Many thanks for any suggestions 
cheers 
Bosun

----------


## Oldsaltoz

Common practice is to lile after the install, just make sure it's dead level. 
Good luck.   :Smilie:

----------


## bosun

Thanks Oldsaltoz 
I thought that might be the case. 
Much appreciated 
Bosun

----------


## woodchip

Hi,
Just about to do this (install vanities into new bathrooms).
I have heard somewhere(cant remember where) that its now a requirement to tile first...then install vanities?? The reasoning is when you need to replace the vanity it will be a much easier job??
You dont need to fully tile behind them, just enough so the tile goes behind the vanity.
Can anyone confirm this? 
I thought I would probably do the above method, any reasons why I shouldn't?
cheers

----------


## Oldsaltoz

Almost all the new homes I have worked on do not have any tiles behind them, or under them for that matter.  The average time between bathroom renovations is just under 15 years. Would you like the same tiles in another 15 years?  Good luck.   :Smilie:

----------


## johnc

> Almost all the new homes I have worked on do not have any tiles behind them, or under them for that matter. The average time between bathroom renovations is just under 15 years. Would you like the same tiles in another 15 years? Good luck.

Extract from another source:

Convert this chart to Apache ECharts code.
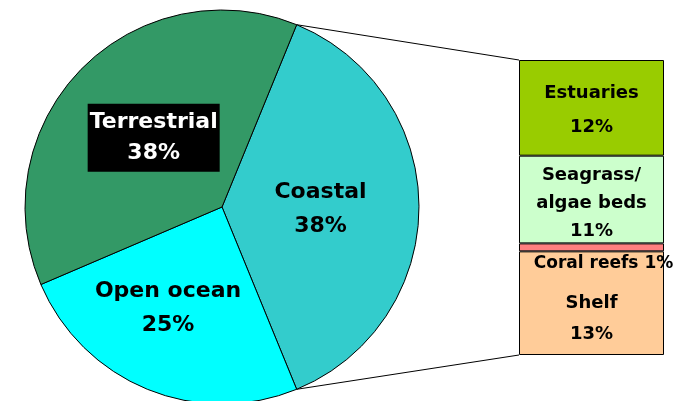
<!DOCTYPE html>
<html>
<head>
<meta charset="utf-8">
<script src="https://cdn.jsdelivr.net/npm/echarts@6/dist/echarts.min.js"></script>
<style>
  html, body { margin: 0; padding: 0; background: #ffffff; }
  #chart { width: 685px; height: 401px; }
</style>
</head>
<body>
<div id="chart"></div>
<script>
// Main breakdown (pie)
var pieNames = ['Coastal', 'Open ocean', 'Terrestrial'];
var pieValues = [38, 25, 38];
var pieColors = ['#33CCCC', '#00FFFF', '#339966'];

// Breakdown of the coastal share (stacked column), listed bottom to top
var subNames = ['Shelf', 'Coral reefs', 'Seagrass/\nalgae beds', 'Estuaries'];
var subValues = [13, 1, 11, 12];
var subColors = ['#FFCC99', '#FF8080', '#CCFFCC', '#99CC00'];

var FONT = 'DejaVu Sans';
var pieTotal = pieValues.reduce(function (a, b) { return a + b; }, 0);
var subTotal = subValues.reduce(function (a, b) { return a + b; }, 0);
var coastalHalfAngle = pieValues[0] / pieTotal * 360 / 2;

var chart = echarts.init(document.getElementById('chart'), null, { renderer: 'canvas' });

var pieData = pieNames.map(function (n, i) {
  var item = {
    name: n,
    value: pieValues[i],
    itemStyle: { color: pieColors[i] }
  };
  if (n === 'Terrestrial') {
    item.label = {
      color: '#ffffff',
      backgroundColor: '#000000',
      padding: [4, 2, 2, 2],
      lineHeight: 31
    };
  }
  return item;
});

// small per-label nudges inside the slices
var pieLabelShift = { 0: [-1.5, 1], 1: [-7.75, 3.5], 2: [2, 1] };

var barSeries = subNames.map(function (n, i) {
  var label = {
    show: true,
    position: 'inside',
    color: '#000000',
    fontFamily: FONT,
    fontWeight: 'bold',
    fontSize: 18,
    lineHeight: 29,
    formatter: function (p) { return p.seriesName + '\n' + p.value + '%'; }
  };
  if (n === 'Estuaries') {
    label.lineHeight = 34;
    label.offset = [0, 2];
  }
  if (n.indexOf('Seagrass') === 0) {
    label.lineHeight = 28;
    label.offset = [0, 4];
  }
  if (n === 'Coral reefs') {
    label.position = 'bottom';
    label.distance = 1;
    label.fontSize = 17;
    label.offset = [12, -3];
    label.formatter = function (p) { return p.seriesName + ' ' + p.value + '%'; };
  }
  if (n === 'Shelf') {
    label.lineHeight = 31;
    label.offset = [0, 16];
  }
  return {
    name: n,
    type: 'bar',
    stack: 'coastal',
    barWidth: '100%',
    data: [subValues[i]],
    itemStyle: { color: subColors[i], borderColor: '#000000', borderWidth: 1 },
    label: label,
    z: n === 'Coral reefs' ? 3 : 2,
    silent: true
  };
});

chart.setOption({
  animation: false,
  backgroundColor: '#ffffff',
  grid: { left: 519, top: 60, width: 145, height: 295 },
  xAxis: { type: 'category', data: ['Coastal'], show: false },
  yAxis: { type: 'value', min: 0, max: subTotal, show: false },
  series: [{
    type: 'pie',
    center: [222, 207],
    radius: 197,
    startAngle: coastalHalfAngle,
    clockwise: true,
    silent: true,
    data: pieData,
    itemStyle: { borderColor: '#000000', borderWidth: 1 },
    label: {
      show: true,
      position: 'inside',
      color: '#000000',
      fontFamily: FONT,
      fontWeight: 'bold',
      fontSize: 22,
      lineHeight: 34,
      formatter: function (p) { return p.name + '\n' + p.value + '%'; }
    },
    labelLine: { show: false },
    labelLayout: function (p) {
      var s = pieLabelShift[p.dataIndex] || [0, 0];
      return { dx: s[0], dy: s[1] };
    }
  }].concat(barSeries)
});

// Connector lines from the coastal slice edge to the corners of the column
function drawConnectors() {
  var lay = chart.getModel().getSeriesByIndex(0).getData().getItemLayout(0);
  var rect = chart.getModel().getComponent('grid', 0).coordinateSystem.getRect();
  var p1 = [lay.cx + lay.r * Math.cos(lay.startAngle), lay.cy + lay.r * Math.sin(lay.startAngle)];
  var p2 = [lay.cx + lay.r * Math.cos(lay.endAngle), lay.cy + lay.r * Math.sin(lay.endAngle)];
  var top = p1[1] < p2[1] ? p1 : p2;
  var bottom = p1[1] < p2[1] ? p2 : p1;
  chart.setOption({
    graphic: [
      { type: 'line', shape: { x1: top[0], y1: top[1], x2: rect.x, y2: rect.y }, style: { stroke: '#000000', lineWidth: 1 }, silent: true },
      { type: 'line', shape: { x1: bottom[0], y1: bottom[1], x2: rect.x, y2: rect.y + rect.height }, style: { stroke: '#000000', lineWidth: 1 }, silent: true }
    ]
  });
}
drawConnectors();
</script>
</body>
</html>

  Let's face it if he's married he wont have any say in it anyway :Wink 1:

----------


## ringtail

I always tile before installing the vanity in my own houses but I guess it depends on the type of vanity unit

----------


## Oldsaltoz

> Let's face it if he's married he wont have any say in it anyway

   :Shock:  :Blush7:  :Eek:  :Mad:  LOL

----------


## intertd6

I used to have up to 20 project homes going at a time & always tiled under the vanities & behind them if the wall was tiled more than a skirting tile, the skirting & splashback tiling were done after the house joinery,sinks etc were installed. Any place that isn't tiled is a natural pond & will hold water.
regards inter

----------


## JB1

I'm only a DIY but I've always tiled afterwards. 
I think it looks neater. 
Plus you can line up the tiles on top and edge of the basin. 
My excellent tiler does this and it really looks better, compared to putting it in afterwards which looks more like an afterthought. 
The silicone joins between vanity top and tiles are also smaller.  
Sent from my iPhone 4S using Tapatalk

----------